* [Given instruction] Find all lines in the records that include the word "this", and copy them out.

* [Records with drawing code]
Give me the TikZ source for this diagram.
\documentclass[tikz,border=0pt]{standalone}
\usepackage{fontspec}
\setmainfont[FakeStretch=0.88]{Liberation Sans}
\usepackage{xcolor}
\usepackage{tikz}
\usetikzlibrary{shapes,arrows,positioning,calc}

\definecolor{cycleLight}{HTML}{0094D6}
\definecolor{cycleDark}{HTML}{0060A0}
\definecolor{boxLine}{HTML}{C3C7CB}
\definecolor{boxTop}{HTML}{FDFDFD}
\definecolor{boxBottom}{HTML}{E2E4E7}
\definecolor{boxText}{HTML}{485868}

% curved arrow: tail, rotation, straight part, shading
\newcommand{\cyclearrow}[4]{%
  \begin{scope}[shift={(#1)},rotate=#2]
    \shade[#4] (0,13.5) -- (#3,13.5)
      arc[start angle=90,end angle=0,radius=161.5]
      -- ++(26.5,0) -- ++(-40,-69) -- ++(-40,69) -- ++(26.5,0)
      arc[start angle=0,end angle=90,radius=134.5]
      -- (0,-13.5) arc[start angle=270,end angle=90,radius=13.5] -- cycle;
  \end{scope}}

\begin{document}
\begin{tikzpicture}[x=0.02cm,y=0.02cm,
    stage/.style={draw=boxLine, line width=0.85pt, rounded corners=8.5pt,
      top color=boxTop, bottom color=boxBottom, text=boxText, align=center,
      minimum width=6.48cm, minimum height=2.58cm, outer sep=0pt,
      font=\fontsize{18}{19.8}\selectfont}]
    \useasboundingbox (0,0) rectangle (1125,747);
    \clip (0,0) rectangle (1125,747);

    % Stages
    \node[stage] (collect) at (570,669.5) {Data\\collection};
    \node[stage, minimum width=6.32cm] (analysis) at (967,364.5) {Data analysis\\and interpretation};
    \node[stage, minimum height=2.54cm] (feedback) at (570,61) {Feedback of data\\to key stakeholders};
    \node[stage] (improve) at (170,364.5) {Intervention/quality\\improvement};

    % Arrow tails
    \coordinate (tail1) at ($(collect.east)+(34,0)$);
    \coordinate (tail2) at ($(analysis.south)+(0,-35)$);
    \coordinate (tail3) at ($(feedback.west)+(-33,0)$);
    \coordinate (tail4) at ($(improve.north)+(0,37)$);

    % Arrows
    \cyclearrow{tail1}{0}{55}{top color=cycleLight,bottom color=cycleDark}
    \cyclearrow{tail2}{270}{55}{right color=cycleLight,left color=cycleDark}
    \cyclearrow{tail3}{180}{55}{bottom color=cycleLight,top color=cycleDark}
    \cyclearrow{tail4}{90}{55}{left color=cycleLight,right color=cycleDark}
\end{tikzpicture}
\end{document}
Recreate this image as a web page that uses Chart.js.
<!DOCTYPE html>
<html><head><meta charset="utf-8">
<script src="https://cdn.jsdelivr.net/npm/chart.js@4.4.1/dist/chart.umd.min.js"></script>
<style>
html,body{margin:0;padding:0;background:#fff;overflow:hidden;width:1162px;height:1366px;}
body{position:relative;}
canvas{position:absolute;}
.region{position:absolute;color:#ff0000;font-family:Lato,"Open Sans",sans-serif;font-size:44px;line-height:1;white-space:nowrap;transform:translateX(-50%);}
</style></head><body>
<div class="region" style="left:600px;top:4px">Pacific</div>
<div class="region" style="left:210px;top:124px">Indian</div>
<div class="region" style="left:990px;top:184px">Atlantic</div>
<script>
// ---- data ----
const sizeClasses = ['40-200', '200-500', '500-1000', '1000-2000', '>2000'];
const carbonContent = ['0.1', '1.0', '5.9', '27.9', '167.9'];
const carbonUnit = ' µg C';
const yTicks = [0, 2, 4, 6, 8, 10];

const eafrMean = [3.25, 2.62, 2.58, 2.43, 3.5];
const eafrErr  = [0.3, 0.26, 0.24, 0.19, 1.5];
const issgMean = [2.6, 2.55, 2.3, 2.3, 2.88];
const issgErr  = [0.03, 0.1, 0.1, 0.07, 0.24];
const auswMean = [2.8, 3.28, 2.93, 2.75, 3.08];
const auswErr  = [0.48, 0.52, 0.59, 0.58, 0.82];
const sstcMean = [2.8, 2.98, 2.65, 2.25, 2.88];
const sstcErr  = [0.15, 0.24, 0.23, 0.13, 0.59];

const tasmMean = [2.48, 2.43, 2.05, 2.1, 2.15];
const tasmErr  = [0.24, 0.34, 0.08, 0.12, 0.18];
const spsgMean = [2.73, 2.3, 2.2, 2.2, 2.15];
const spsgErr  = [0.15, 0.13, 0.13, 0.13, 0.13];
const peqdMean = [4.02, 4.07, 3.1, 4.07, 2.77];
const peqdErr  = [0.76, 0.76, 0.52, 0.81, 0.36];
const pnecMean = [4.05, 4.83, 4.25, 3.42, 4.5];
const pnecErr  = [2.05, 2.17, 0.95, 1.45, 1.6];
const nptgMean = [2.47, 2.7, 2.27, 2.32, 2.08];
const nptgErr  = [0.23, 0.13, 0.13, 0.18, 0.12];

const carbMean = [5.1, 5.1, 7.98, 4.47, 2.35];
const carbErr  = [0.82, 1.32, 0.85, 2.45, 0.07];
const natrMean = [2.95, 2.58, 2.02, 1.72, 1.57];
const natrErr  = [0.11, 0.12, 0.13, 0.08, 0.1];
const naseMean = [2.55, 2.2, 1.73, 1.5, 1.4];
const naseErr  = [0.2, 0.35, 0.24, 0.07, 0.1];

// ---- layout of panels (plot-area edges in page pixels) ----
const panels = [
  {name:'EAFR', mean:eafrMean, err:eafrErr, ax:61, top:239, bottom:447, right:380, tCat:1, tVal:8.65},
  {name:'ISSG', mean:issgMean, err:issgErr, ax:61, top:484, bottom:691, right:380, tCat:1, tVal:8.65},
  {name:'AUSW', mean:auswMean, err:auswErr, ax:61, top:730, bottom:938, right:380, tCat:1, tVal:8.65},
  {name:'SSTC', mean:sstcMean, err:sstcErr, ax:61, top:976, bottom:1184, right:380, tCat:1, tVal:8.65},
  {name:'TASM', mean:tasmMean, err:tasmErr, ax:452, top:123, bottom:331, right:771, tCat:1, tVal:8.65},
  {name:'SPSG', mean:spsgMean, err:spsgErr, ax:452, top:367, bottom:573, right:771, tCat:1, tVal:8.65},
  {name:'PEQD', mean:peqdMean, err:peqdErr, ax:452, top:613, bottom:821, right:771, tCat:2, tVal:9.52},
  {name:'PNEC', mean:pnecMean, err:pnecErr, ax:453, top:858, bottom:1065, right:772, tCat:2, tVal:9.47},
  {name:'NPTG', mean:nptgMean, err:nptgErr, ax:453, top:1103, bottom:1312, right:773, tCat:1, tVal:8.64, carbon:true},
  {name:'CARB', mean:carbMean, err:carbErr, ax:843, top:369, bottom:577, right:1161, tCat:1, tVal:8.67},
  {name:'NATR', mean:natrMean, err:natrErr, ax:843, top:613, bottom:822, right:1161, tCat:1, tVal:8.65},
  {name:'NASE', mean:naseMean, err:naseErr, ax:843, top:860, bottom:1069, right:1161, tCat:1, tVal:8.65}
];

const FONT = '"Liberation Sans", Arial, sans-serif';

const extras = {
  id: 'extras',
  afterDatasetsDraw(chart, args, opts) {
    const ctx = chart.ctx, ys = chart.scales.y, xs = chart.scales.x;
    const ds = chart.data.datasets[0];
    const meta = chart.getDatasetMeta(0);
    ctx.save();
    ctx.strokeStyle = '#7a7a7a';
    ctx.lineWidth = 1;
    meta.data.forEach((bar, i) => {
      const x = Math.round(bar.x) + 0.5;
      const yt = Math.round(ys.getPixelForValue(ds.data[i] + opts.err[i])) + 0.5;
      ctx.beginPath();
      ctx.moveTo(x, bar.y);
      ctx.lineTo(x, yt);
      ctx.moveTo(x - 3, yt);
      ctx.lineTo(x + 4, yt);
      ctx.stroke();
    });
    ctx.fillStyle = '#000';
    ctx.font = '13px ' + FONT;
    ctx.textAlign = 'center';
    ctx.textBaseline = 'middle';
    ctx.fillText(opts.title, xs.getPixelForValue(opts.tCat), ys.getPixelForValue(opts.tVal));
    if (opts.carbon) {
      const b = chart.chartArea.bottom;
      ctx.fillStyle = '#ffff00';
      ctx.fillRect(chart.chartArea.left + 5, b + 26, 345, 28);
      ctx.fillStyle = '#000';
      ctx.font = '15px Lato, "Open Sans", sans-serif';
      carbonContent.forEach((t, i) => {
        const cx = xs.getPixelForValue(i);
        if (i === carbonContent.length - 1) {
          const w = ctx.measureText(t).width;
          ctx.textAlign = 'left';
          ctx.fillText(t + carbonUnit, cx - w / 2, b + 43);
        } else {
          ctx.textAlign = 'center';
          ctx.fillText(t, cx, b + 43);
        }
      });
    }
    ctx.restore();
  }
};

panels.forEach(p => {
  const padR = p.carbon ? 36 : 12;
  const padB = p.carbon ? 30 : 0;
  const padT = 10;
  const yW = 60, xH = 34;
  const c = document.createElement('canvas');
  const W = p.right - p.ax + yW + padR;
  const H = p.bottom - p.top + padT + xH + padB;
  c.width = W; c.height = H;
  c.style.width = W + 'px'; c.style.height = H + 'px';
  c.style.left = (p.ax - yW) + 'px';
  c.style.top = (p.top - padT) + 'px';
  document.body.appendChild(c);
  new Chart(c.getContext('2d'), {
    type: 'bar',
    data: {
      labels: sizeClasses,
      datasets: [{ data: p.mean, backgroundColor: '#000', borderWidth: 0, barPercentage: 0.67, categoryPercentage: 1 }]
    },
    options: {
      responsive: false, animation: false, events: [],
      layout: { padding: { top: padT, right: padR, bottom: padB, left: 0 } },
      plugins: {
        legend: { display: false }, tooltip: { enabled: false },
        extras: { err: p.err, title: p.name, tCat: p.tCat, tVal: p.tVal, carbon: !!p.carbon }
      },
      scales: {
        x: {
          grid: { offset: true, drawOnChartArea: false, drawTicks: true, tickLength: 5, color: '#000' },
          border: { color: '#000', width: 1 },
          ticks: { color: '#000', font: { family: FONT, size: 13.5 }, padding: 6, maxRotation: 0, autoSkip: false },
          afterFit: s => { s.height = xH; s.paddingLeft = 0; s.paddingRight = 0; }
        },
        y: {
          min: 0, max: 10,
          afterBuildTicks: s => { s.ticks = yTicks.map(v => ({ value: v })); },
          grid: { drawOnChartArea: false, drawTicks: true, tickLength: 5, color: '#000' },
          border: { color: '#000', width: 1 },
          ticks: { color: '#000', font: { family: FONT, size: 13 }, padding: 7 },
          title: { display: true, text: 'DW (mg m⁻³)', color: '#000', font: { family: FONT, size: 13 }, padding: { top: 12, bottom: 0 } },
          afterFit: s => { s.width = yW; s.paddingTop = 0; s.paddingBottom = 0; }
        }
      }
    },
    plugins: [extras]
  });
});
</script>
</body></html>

* [Result]
Give me the TikZ source for this diagram.
Recreate this image as a web page that uses Chart.js.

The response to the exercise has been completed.